PROBLEM TO WORK ON
Below are several entries. Transcribe exactly those lines that fall from the one with "Recreate this image" through the one with "ax = fig.add_axes([0.136, 0.175, 0.861, 0.759])", end lines included.

SOURCE DATA
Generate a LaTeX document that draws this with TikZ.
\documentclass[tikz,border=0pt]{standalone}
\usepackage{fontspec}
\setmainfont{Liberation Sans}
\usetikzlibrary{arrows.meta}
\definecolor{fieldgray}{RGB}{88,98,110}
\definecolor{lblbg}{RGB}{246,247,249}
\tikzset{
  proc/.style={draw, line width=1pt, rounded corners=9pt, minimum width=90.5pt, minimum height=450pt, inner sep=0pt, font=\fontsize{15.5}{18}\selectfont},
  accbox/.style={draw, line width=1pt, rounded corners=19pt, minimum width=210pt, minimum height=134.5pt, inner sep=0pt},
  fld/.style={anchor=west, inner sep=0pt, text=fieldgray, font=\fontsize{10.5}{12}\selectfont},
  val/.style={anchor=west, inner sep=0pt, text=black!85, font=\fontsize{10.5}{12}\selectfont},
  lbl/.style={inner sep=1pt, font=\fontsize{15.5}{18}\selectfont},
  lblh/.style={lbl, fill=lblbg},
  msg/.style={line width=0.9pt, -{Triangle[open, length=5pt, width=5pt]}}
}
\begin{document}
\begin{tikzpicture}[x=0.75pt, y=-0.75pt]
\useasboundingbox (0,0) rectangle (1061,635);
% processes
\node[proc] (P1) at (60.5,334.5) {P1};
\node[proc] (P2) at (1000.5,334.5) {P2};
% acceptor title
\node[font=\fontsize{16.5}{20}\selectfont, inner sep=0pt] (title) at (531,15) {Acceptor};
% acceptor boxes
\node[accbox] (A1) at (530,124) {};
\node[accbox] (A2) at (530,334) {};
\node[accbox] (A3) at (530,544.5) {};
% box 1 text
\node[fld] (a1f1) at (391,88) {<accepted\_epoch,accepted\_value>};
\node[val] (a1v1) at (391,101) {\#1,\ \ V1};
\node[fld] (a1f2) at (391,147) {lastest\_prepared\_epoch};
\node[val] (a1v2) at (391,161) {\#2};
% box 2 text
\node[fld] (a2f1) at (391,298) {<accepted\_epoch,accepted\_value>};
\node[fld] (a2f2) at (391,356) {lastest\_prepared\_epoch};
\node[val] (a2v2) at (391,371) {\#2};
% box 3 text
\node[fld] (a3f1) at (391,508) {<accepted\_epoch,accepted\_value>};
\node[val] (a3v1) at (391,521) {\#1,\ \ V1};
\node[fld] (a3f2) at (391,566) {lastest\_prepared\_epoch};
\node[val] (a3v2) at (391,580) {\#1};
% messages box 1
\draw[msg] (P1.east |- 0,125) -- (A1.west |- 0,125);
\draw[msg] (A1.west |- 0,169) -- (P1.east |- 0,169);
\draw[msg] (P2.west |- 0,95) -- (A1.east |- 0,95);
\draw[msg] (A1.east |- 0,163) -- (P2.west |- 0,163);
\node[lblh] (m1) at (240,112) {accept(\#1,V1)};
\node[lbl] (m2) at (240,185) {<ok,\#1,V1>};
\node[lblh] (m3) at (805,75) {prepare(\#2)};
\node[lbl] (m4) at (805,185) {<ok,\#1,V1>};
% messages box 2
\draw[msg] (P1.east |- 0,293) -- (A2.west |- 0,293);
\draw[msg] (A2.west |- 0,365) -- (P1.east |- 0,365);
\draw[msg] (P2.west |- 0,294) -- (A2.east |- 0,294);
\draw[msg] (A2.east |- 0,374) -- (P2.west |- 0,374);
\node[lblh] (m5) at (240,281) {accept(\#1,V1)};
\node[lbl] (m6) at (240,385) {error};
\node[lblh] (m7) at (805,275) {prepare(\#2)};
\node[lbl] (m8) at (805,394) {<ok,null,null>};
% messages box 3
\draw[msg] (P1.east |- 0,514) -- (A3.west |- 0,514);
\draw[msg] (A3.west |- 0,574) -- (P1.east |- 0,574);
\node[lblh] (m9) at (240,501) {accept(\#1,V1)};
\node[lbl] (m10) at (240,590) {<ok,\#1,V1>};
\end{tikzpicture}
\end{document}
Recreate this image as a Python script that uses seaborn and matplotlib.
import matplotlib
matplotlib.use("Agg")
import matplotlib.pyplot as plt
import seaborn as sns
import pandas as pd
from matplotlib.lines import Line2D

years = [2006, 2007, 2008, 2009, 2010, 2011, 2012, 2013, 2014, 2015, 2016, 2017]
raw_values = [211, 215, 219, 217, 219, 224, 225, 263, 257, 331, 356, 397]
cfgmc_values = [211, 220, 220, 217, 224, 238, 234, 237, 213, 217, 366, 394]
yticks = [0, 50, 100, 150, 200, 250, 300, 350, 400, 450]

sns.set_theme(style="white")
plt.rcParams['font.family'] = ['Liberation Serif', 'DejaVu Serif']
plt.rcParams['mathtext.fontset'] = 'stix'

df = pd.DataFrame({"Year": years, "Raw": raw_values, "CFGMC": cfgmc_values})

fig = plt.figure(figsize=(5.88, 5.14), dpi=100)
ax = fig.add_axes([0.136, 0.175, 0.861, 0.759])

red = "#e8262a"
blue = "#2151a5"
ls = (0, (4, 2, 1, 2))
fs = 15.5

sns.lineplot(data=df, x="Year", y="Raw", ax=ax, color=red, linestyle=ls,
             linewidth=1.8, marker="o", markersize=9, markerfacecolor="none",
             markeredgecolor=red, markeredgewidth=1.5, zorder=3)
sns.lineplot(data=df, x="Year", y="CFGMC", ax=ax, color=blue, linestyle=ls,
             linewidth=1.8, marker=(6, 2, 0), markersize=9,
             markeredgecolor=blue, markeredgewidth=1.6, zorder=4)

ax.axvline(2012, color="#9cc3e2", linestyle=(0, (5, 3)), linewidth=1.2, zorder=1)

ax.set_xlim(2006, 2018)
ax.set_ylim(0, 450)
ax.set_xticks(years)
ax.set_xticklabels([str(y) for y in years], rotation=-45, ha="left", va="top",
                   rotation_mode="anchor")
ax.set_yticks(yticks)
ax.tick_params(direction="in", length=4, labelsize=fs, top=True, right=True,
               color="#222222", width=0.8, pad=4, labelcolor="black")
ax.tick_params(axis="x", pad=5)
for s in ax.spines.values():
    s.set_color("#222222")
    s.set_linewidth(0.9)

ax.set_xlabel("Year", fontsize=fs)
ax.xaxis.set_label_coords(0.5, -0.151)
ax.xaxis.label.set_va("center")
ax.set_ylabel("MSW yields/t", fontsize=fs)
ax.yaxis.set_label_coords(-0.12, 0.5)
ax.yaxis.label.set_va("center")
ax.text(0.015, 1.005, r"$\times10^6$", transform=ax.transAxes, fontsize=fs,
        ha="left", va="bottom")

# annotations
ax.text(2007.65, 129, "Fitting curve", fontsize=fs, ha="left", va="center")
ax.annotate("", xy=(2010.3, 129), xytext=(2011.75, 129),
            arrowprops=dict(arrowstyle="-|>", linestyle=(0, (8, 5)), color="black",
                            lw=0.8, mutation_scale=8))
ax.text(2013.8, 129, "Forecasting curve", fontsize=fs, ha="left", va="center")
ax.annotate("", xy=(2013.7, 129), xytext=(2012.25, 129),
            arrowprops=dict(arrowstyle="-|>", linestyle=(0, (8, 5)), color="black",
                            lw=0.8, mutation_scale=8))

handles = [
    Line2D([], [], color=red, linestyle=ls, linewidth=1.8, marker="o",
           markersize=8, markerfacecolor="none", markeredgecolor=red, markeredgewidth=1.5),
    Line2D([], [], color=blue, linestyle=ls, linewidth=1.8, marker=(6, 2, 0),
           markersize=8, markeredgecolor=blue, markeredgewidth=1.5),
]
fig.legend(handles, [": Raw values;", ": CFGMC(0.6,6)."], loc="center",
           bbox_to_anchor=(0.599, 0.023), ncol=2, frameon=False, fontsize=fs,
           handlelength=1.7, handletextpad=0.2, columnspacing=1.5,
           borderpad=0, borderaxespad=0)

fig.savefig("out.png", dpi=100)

WORKED SOLUTION
Recreate this image as a Python script that uses seaborn and matplotlib.
import matplotlib
matplotlib.use("Agg")
import matplotlib.pyplot as plt
import seaborn as sns
import pandas as pd
from matplotlib.lines import Line2D

years = [2006, 2007, 2008, 2009, 2010, 2011, 2012, 2013, 2014, 2015, 2016, 2017]
raw_values = [211, 215, 219, 217, 219, 224, 225, 263, 257, 331, 356, 397]
cfgmc_values = [211, 220, 220, 217, 224, 238, 234, 237, 213, 217, 366, 394]
yticks = [0, 50, 100, 150, 200, 250, 300, 350, 400, 450]

sns.set_theme(style="white")
plt.rcParams['font.family'] = ['Liberation Serif', 'DejaVu Serif']
plt.rcParams['mathtext.fontset'] = 'stix'

df = pd.DataFrame({"Year": years, "Raw": raw_values, "CFGMC": cfgmc_values})

fig = plt.figure(figsize=(5.88, 5.14), dpi=100)
ax = fig.add_axes([0.136, 0.175, 0.861, 0.759])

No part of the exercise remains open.